• _Task objective_
Write each line of the material exactly as given, from the top through the line that contains "ÖNE ÇIKAN 3", and omit all pictures.

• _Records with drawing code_
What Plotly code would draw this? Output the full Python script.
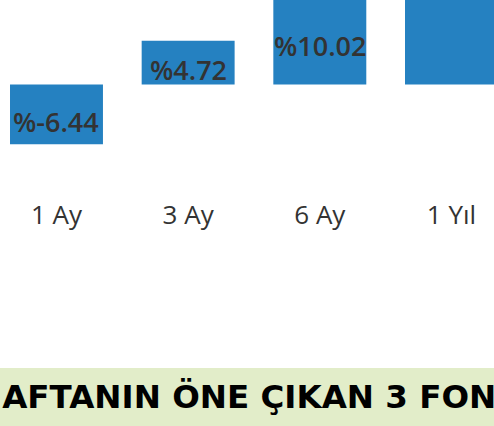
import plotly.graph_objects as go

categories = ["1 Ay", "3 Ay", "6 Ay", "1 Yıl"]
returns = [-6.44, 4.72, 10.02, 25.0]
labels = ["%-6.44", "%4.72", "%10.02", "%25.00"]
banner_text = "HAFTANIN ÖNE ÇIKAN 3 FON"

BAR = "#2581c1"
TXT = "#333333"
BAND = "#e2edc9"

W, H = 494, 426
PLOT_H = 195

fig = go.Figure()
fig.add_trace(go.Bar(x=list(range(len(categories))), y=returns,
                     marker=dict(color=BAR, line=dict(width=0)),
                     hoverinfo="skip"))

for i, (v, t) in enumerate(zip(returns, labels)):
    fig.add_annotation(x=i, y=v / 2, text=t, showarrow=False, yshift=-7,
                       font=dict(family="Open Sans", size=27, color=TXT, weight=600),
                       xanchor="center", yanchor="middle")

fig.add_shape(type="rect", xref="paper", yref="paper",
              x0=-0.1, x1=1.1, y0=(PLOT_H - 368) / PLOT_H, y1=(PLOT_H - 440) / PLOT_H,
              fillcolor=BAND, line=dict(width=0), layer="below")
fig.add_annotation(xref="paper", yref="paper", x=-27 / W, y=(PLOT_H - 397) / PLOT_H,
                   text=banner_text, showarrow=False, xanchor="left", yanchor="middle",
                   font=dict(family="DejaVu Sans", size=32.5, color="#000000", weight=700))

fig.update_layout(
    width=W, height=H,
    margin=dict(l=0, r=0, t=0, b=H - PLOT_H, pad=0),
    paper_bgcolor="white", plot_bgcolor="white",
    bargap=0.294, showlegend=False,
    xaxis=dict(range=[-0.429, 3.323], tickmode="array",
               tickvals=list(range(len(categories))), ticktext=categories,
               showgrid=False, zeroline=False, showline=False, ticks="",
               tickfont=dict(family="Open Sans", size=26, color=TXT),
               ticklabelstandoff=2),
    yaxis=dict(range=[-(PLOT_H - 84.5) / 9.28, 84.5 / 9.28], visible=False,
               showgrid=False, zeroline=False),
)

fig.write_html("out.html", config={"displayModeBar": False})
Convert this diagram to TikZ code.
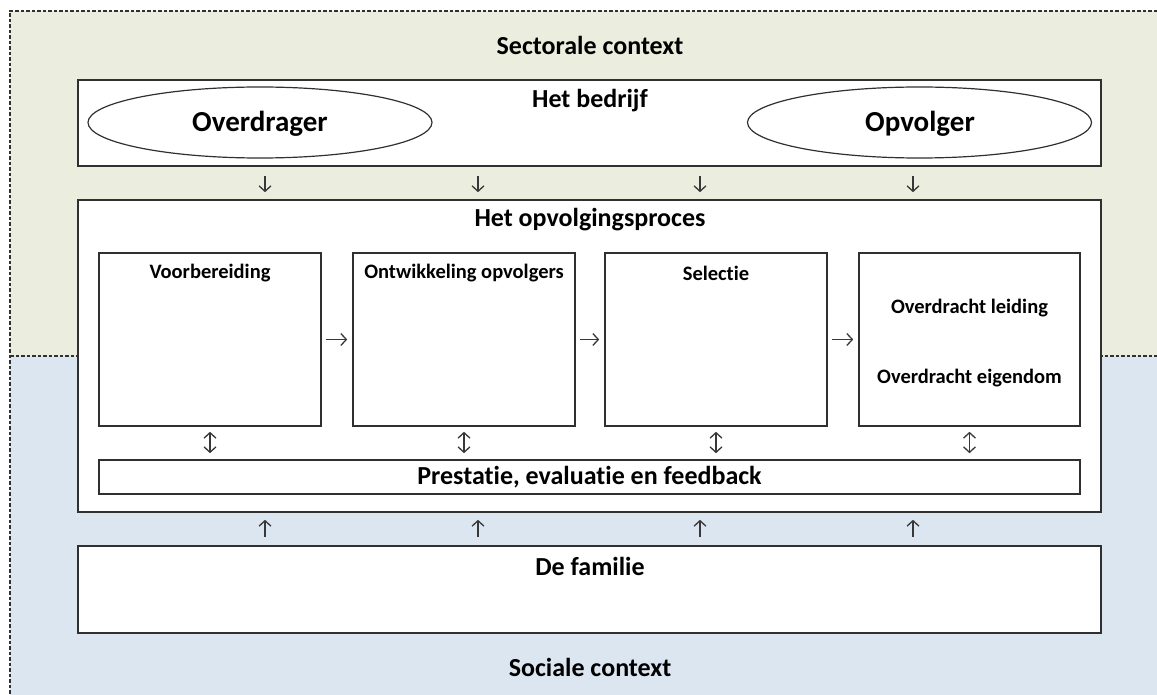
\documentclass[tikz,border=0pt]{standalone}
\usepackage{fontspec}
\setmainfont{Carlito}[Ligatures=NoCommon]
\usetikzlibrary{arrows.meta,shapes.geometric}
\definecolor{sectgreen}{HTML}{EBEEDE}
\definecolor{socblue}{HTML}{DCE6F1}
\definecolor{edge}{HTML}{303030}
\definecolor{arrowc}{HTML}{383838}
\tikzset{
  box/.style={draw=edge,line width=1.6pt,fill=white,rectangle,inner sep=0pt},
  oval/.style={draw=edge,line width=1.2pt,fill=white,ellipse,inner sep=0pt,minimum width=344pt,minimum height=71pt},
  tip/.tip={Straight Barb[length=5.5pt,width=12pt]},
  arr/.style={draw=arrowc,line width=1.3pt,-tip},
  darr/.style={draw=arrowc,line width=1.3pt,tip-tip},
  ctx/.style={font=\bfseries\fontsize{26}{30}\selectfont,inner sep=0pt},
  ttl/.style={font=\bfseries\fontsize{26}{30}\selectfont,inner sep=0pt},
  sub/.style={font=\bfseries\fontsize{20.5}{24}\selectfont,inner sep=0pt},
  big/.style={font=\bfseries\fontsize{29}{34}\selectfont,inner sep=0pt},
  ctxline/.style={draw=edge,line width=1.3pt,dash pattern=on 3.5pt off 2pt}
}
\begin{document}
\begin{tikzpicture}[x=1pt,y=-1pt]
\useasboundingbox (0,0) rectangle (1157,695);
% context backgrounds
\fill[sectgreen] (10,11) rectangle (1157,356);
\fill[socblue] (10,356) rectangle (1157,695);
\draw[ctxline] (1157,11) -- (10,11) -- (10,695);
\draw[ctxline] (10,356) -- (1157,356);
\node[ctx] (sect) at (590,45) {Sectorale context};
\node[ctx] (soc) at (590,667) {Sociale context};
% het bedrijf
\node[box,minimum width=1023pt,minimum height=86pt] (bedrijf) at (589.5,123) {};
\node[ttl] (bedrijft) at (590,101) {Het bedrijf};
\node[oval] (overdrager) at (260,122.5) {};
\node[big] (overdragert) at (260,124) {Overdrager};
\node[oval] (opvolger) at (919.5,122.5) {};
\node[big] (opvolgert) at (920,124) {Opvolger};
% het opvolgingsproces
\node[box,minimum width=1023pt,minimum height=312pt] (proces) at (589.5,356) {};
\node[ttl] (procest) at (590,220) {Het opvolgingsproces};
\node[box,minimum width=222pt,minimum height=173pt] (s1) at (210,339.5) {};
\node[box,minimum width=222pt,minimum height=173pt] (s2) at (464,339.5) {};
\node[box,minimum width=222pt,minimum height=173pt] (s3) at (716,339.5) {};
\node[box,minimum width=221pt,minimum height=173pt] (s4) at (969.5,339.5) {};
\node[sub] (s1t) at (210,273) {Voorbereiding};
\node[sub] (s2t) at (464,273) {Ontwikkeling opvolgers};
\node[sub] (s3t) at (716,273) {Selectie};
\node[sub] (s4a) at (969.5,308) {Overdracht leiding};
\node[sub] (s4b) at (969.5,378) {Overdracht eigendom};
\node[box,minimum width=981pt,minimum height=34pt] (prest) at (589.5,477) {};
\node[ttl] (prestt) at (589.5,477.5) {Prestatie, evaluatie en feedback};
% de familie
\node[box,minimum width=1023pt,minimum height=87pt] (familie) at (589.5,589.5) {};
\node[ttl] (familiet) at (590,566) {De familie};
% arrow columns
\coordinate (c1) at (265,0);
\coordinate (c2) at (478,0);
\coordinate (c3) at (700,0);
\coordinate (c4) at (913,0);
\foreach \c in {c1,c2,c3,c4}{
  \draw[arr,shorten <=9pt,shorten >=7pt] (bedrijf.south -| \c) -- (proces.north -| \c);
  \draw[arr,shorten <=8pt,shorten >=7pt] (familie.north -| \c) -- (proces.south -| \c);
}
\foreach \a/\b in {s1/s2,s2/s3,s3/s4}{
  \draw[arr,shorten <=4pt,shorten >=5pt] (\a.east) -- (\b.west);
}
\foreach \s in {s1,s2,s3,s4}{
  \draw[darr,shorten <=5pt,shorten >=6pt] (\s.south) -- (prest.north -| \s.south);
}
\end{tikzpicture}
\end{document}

• _Full solution_
What Plotly code would draw this? Output the full Python script.
import plotly.graph_objects as go

categories = ["1 Ay", "3 Ay", "6 Ay", "1 Yıl"]
returns = [-6.44, 4.72, 10.02, 25.0]
labels = ["%-6.44", "%4.72", "%10.02", "%25.00"]
banner_text = "HAFTANIN ÖNE ÇIKAN 3 FON"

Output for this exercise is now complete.